Install Zeppelin 0.7.3 on Windows
This post summarizes the steps to install Zeppelin 0.7.3 in Windows environment.
Tools and Environment
- GIT Bash
- Command Prompt
- Windows 10
Download Binary Package
Download the latest binary package from the following website:
http://zeppelin.apache.org/download.html
In my case, I am saving the file to folder: F:\DataAnalytics
UnZip Binary Package
Open Git Bash, and change directory (cd) to the folder where you save the binary package and then unzip:
$ cd F:\DataAnalytics
fahao@Raymond-Alienware MINGW64 /f/DataAnalytics
$ tar -xvzf zeppelin-0.7.3-bin-all.gz
After running the above commands, the package is unzip to folder: F:\DataAnalytics\zeppelin-0.7.3-bin-all
Run Zeppelin
Before starting Zeppelin, make sure JAVA_HOME environment variable is set.
JAVA_HOME environment variable
JAVA_HOME environment variable value should be your Java JRE path.
Start Zeppelin
Run the following command in Command Prompt (Remember to the path to your own Zeppelin folder):
cd /D F:\DataAnalytics\zeppelin-0.7.3-bin-all\bin
F:\DataAnalytics\zeppelin-0.7.3-bin-all\bin>zeppelin.cmd
Wait until Zeppelin server is started:
Verify
In any of your browser, navigate to http://localhost:8080/
The UI should looks like the following screenshot:
Create Notebook
Create a simple note using markdown and then run it:
java.lang.NullPointerException
If you got this error when using Spark as interpreter, please refer to the following pages for details:
https://issues.apache.org/jira/browse/ZEPPELIN-2438
https://issues.apache.org/jira/browse/ZEPPELIN-2475
Basically, even you configure Spark interpreter not to use Hive, Zeppelin is still trying to locate winutil.exe through environment variable HADOOP_HOME.

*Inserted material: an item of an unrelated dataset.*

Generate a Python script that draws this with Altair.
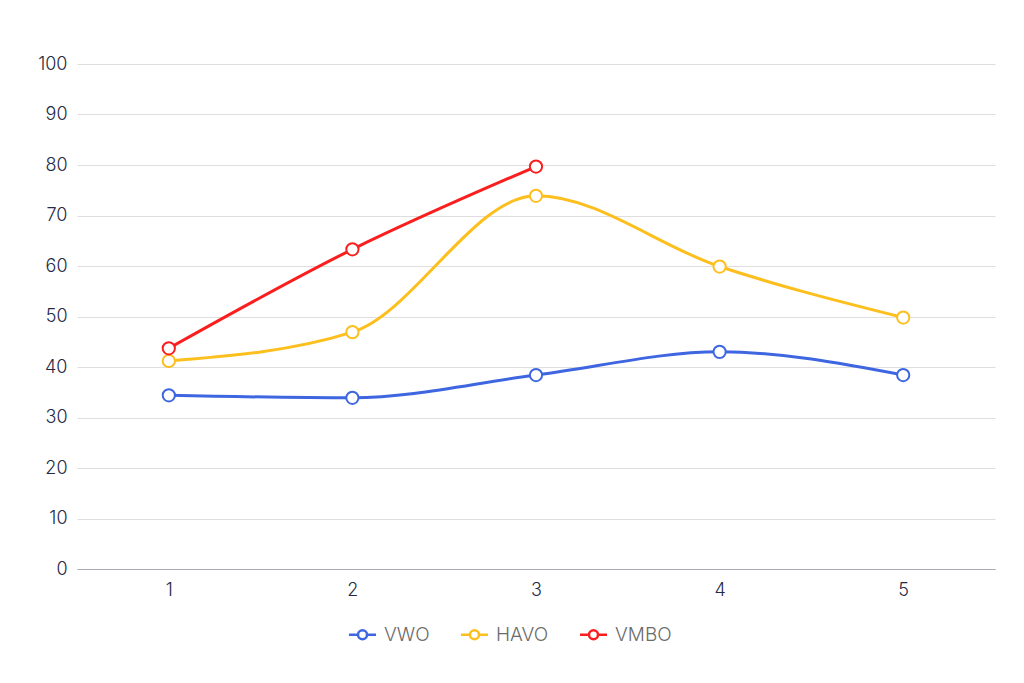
import altair as alt
import pandas as pd

categories = ["1", "2", "3", "4", "5"]
vwo = [34.4, 33.9, 38.4, 43.0, 38.4]
havo = [41.2, 46.9, 73.9, 59.9, 49.8]
vmbo = [43.7, 63.3, 79.7]

series_names = ["VWO", "HAVO", "VMBO"]
series_colors = ["#3d66e0", "#fdbf1e", "#fb1e1e"]

rows = []
for name, vals in zip(series_names, [vwo, havo, vmbo]):
    for c, v in zip(categories, vals):
        rows.append({"x": c, "value": v, "series": name})
df = pd.DataFrame(rows)

font = "Inter"
sym = "M-1.5,0H-0.5M0.5,0H1.5M-0.5,0A0.5,0.5 0 1,0 0.5,0A0.5,0.5 0 1,0 -0.5,0Z"

color = alt.Color(
    "series:N",
    scale=alt.Scale(domain=series_names, range=series_colors),
    legend=alt.Legend(
        title=None,
        orient="none",
        legendX=275,
        legendY=560,
        direction="horizontal",
        symbolType=sym,
        symbolSize=324,
        symbolStrokeWidth=2.5,
        symbolFillColor="white",
        labelFont=font,
        labelFontSize=19,
        labelFontWeight=300,
        labelColor="#6b6b6b",
        labelOffset=11,
        columnPadding=26,
    ),
)

x = alt.X(
    "x:O",
    sort=categories,
    scale=alt.Scale(type="point", padding=0.5),
    axis=alt.Axis(
        title=None,
        labelAngle=0,
        labelFont=font,
        labelFontSize=18,
        labelFontWeight=300,
        labelColor="#252a45",
        labelPadding=12,
        ticks=False,
        domainColor="#a9a9b3",
        domainWidth=1.2,
        grid=False,
    ),
)
y = alt.Y(
    "value:Q",
    scale=alt.Scale(domain=[0, 100], nice=False),
    axis=alt.Axis(
        title=None,
        values=list(range(0, 101, 10)),
        labelFont=font,
        labelFontSize=18,
        labelFontWeight=300,
        labelColor="#252a45",
        labelPadding=10,
        ticks=False,
        domain=False,
        gridColor="#dedede",
        gridWidth=1.2,
    ),
)

base = alt.Chart(df).encode(x=x, y=y, stroke=color)
lines = base.mark_line(interpolate="monotone", strokeWidth=3)
points = base.mark_point(filled=True, fill="white", size=150, strokeWidth=2, opacity=1)

chart = (
    alt.layer(lines, points)
    .properties(
        width=918,
        height=505,
        background="white",
        autosize=alt.AutoSizeParams(type="none"),
        padding={"left": 69, "top": 56, "right": 21, "bottom": 106},
    )
    .configure_view(strokeWidth=0)
)

chart.save("out.html", embed_options={"renderer": "svg", "actions": False})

Thus to resolve the problem, you need to install Hadoop in your local system and then add one environment variable:
After the environment variable is added, please restart the whole Zeppelin server and then you should be able to run Spark successfully.
You should also be able to run the tutorials provided as part of the installation:
org.apache.zeppelin.interpreter.InterpreterException:
If you encounter the following error:
org.apache.zeppelin.interpreter.InterpreterException: The filename, directory name, or volume label syntax is incorrect.

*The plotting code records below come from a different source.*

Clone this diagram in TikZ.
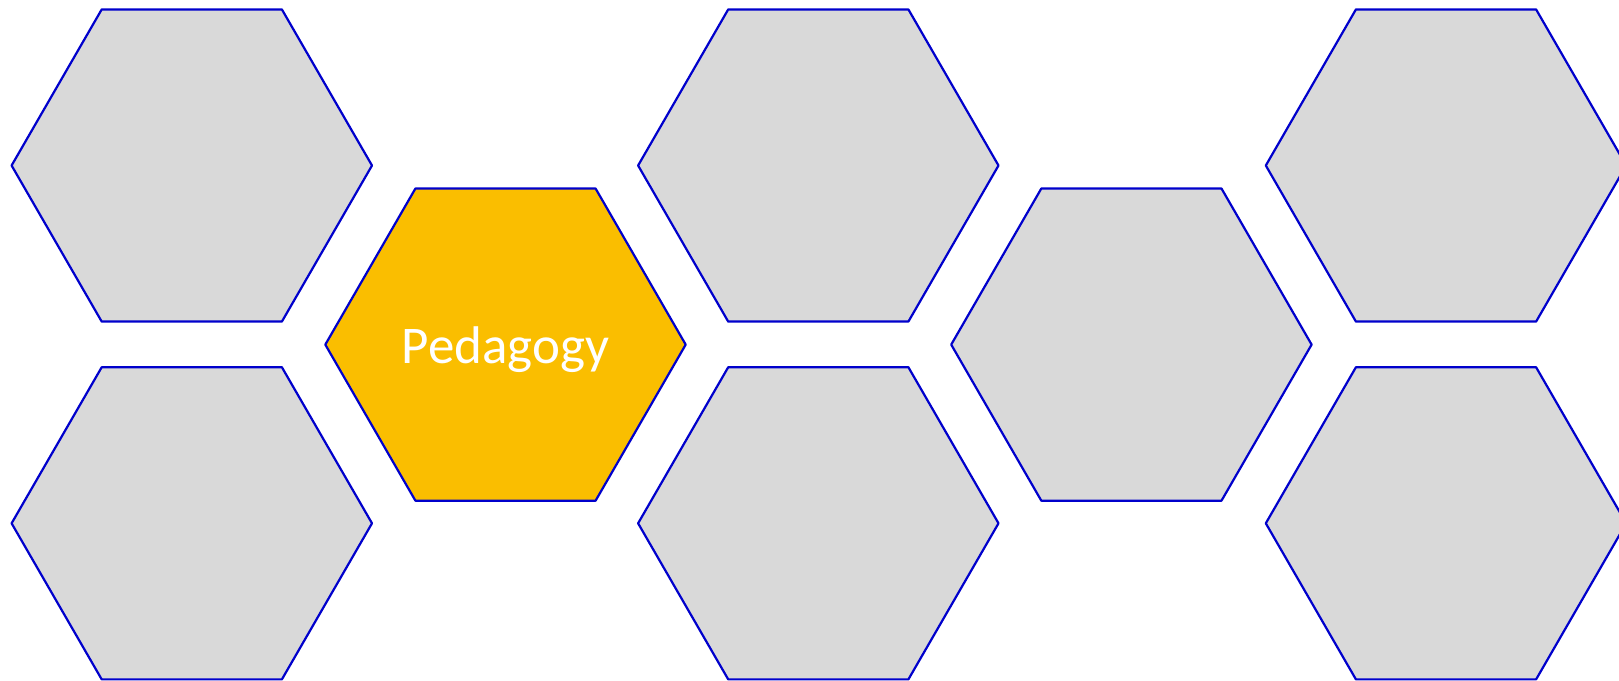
\documentclass[tikz,border=0pt]{standalone}
\usepackage{fontspec}
\setmainfont{Carlito}
\usetikzlibrary{shapes.geometric}
\definecolor{hexgray}{HTML}{D9D9D9}
\definecolor{hexgold}{HTML}{FABE00}
\definecolor{hexline}{HTML}{0000CC}
\begin{document}
\begin{tikzpicture}[x=1pt,y=-1pt,
  hexbox/.style={regular polygon, regular polygon sides=6, minimum size=360.4pt,
    inner sep=0pt, outer sep=0pt, draw=hexline, line width=2.2pt, line join=round, fill=hexgray},
  goldbox/.style={hexbox, fill=hexgold, text=white, font=\fontsize{53}{63}\selectfont,
    text height=37.4pt, text depth=0pt}]
\useasboundingbox (0,0) rectangle (1619,680);
\clip (0,0) rectangle (1619,680);
\node[hexbox] (h1) at (191.8,165.5) {};
\node[hexbox] (h2) at (191.8,523.3) {};
\node[goldbox] (ped) at (505.5,344.6) {Pedagogy};
\node[hexbox] (h3) at (818.3,165.5) {};
\node[hexbox] (h4) at (818.3,523.3) {};
\node[hexbox] (h5) at (1131.4,344.6) {};
\node[hexbox] (h6) at (1446,165.5) {};
\node[hexbox] (h7) at (1446,523.3) {};
\end{tikzpicture}
\end{document}
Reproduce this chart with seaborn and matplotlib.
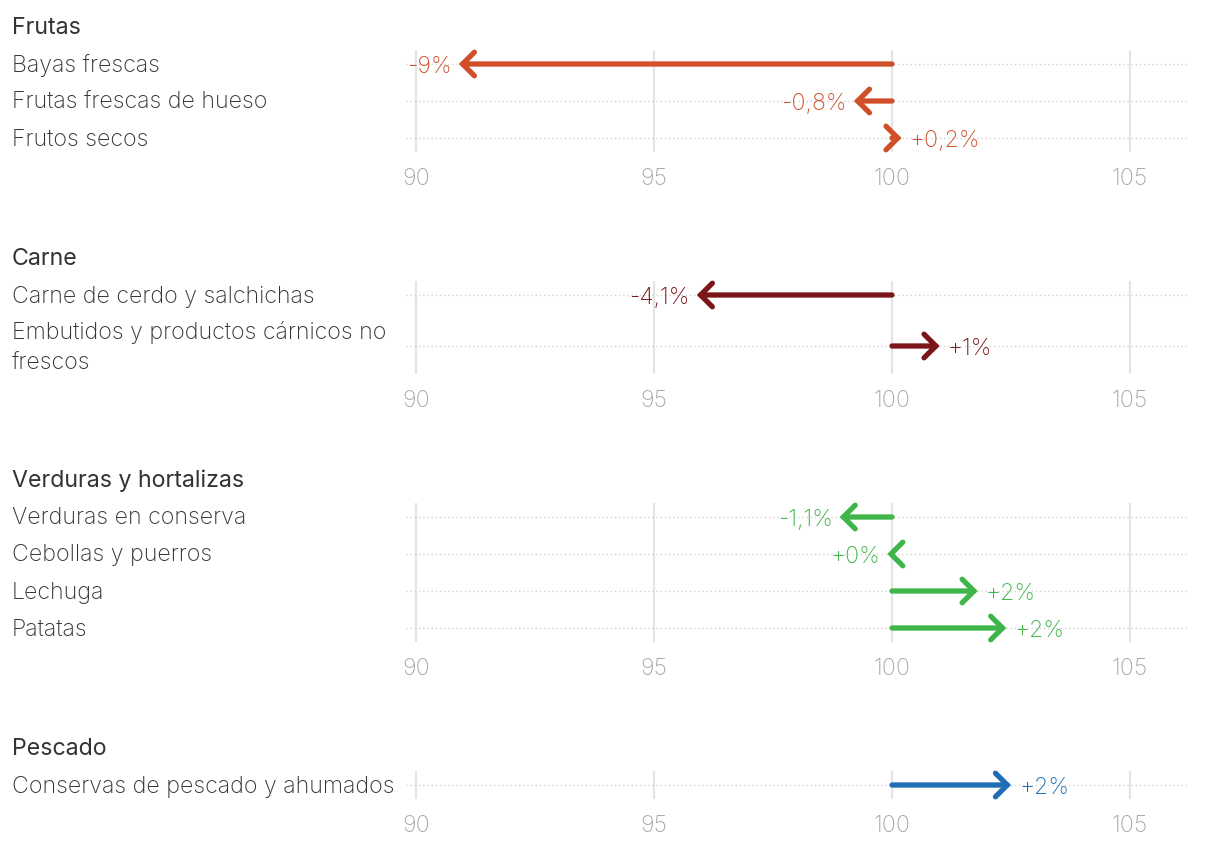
import matplotlib
matplotlib.use("Agg")
import matplotlib.pyplot as plt
import matplotlib.transforms as mtransforms
import seaborn as sns

# ---------------- data ----------------
group_names = ["Frutas", "Carne", "Verduras y hortalizas", "Pescado"]

fruit_items = ["Bayas frescas", "Frutas frescas de hueso", "Frutos secos"]
fruit_values = [90.9, 99.2, 100.2]
fruit_labels = ["-9%", "-0,8%", "+0,2%"]

meat_items = ["Carne de cerdo y salchichas",
              "Embutidos y productos cárnicos no\nfrescos"]
meat_values = [95.9, 101.0]
meat_labels = ["-4,1%", "+1%"]

veg_items = ["Verduras en conserva", "Cebollas y puerros", "Lechuga", "Patatas"]
veg_values = [98.9, 99.9, 101.8, 102.4]
veg_labels = ["-1,1%", "+0%", "+2%", "+2%"]

fish_items = ["Conservas de pescado y ahumados"]
fish_values = [102.5]
fish_labels = ["+2%"]

baseline = 100
x_ticks = [90, 95, 100, 105]

group_colors = ["#d04f29", "#7a1519", "#3fb54a", "#1f6db5"]

# ---------------- style ----------------
sns.set_theme(style="white")
plt.rcParams["font.family"] = ["Inter", "DejaVu Sans"]

W, H = 1220, 848
fig = plt.figure(figsize=(W / 100, H / 100), dpi=100)
fig.patch.set_facecolor("white")

x_left_px, x_right_px = 406, 1187
px_per_unit = (1130 - 416) / 15.0
xmin = 90 - (416 - x_left_px) / px_per_unit
xmax = 105 + (x_right_px - 1130) / px_per_unit

groups = [
    (group_names[0], fruit_items, fruit_values, fruit_labels, group_colors[0]),
    (group_names[1], meat_items, meat_values, meat_labels, group_colors[1]),
    (group_names[2], veg_items, veg_values, veg_labels, group_colors[2]),
    (group_names[3], fish_items, fish_values, fish_labels, group_colors[3]),
]

FS = 16.7
text_color = "#333333"
tick_color = "#a8a8a8"

top = 50
for name, items, values, labels, color in groups:
    nlines = [it.count("\n") + 1 for it in items]
    offsets = []
    y = 14 + 14 * (nlines[0] - 1)
    for i, n in enumerate(nlines):
        if i > 0:
            y += 37 + 14 * (nlines[i - 1] - 1) + 14 * (n - 1)
        offsets.append(y)
    height = offsets[-1] + 14 + 14 * (nlines[-1] - 1)

    ax = fig.add_axes([x_left_px / W, 1 - (top + height) / H,
                       (x_right_px - x_left_px) / W, height / H])
    ax.set_xlim(xmin, xmax)
    ax.set_ylim(height, 0)
    ax.set_facecolor("none")
    sns.despine(ax=ax, left=True, bottom=True)
    ax.set_yticks([])
    ax.set_xticks(x_ticks)
    ax.set_xticklabels([str(t) for t in x_ticks])
    ax.tick_params(axis="x", length=0, pad=11.5, labelsize=FS, labelcolor=tick_color)
    for lab in ax.get_xticklabels():
        lab.set_fontweight("light")
    ax.grid(axis="x", color="#e4e4e4", lw=1.6)
    ax.grid(axis="y", visible=False)
    ax.set_axisbelow(True)

    for yy in offsets:
        ax.axhline(yy, color="#d2d2d2", lw=1.0, ls=(0, (1, 2)), zorder=1)

    tr = mtransforms.blended_transform_factory(fig.transFigure, ax.transData)
    ax.text(12 / W, offsets[0] - 36, name, transform=tr, ha="left", va="center",
            fontsize=FS, color=text_color, fontweight="normal")
    for yy, it in zip(offsets, items):
        ax.text(12 / W, yy + 1.5, it, transform=tr, ha="left", va="center",
                fontsize=FS, color=text_color, fontweight="light",
                linespacing=1.42)

    for yy, v, lab in zip(offsets, values, labels):
        ax.annotate("", xy=(v, yy), xytext=(baseline, yy),
                    arrowprops=dict(arrowstyle="->,head_length=0.85,head_width=0.85",
                                    lw=3.8, color=color, shrinkA=0, shrinkB=0,
                                    mutation_scale=10, capstyle="round",
                                    joinstyle="miter"),
                    zorder=3)
        if v < baseline:
            ax.annotate(lab, xy=(v, yy), xytext=(-5, -2.2), textcoords="offset points",
                        ha="right", va="center", fontsize=FS, color=color,
                        fontweight="light")
        else:
            ax.annotate(lab, xy=(v, yy), xytext=(6, -2.2), textcoords="offset points",
                        ha="left", va="center", fontsize=FS, color=color,
                        fontweight="light")

    top = top + height + 129

fig.savefig("out.png", dpi=100, facecolor="white")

at org.apache.zeppelin.interpreter.remote.RemoteInterpreterManagedProcess.start(RemoteInterpreterManagedProcess.java:143) at org.apache.zeppelin.interpreter.remote.RemoteInterpreterProcess.reference(RemoteInterpreterProcess.java:73) at org.apache.zeppelin.interpreter.remote.RemoteInterpreter.open(RemoteInterpreter.java:265) at org.apache.zeppelin.interpreter.remote.RemoteInterpreter.getFormType(RemoteInterpreter.java:430) at org.apache.zeppelin.interpreter.LazyOpenInterpreter.getFormType(LazyOpenInterpreter.java:111) at org.apache.zeppelin.notebook.Paragraph.jobRun(Paragraph.java:387) at org.apache.zeppelin.scheduler.Job.run(Job.java:175) at org.apache.zeppelin.scheduler.RemoteScheduler$JobRunner.run(RemoteScheduler.java:329) at java.util.concurrent.Executors$RunnableAdapter.call(Executors.java:511) at java.util.concurrent.FutureTask.run(FutureTask.java:266) at java.util.concurrent.ScheduledThreadPoolExecutor$ScheduledFutureTask.access$201(ScheduledThreadPoolExecutor.java:180) at java.util.concurrent.ScheduledThreadPoolExecutor$ScheduledFutureTask.run(ScheduledThreadPoolExecutor.java:293) at java.util.concurrent.ThreadPoolExecutor.runWorker(ThreadPoolExecutor.java:1149) at java.util.concurrent.ThreadPoolExecutor$Worker.run(ThreadPoolExecutor.java:624) at java.lang.Thread.run(Thread.java:748)
It is probably caused by the same issue in this JIRA task if you have installed Spark locally:
https://issues.apache.org/jira/browse/ZEPPELIN-2677
To fix it, you can remove ‘SPARK_HOME’ environment variable and your Spark should still be able to run correctly if you run spark shell using full path of spark-shell.cmd.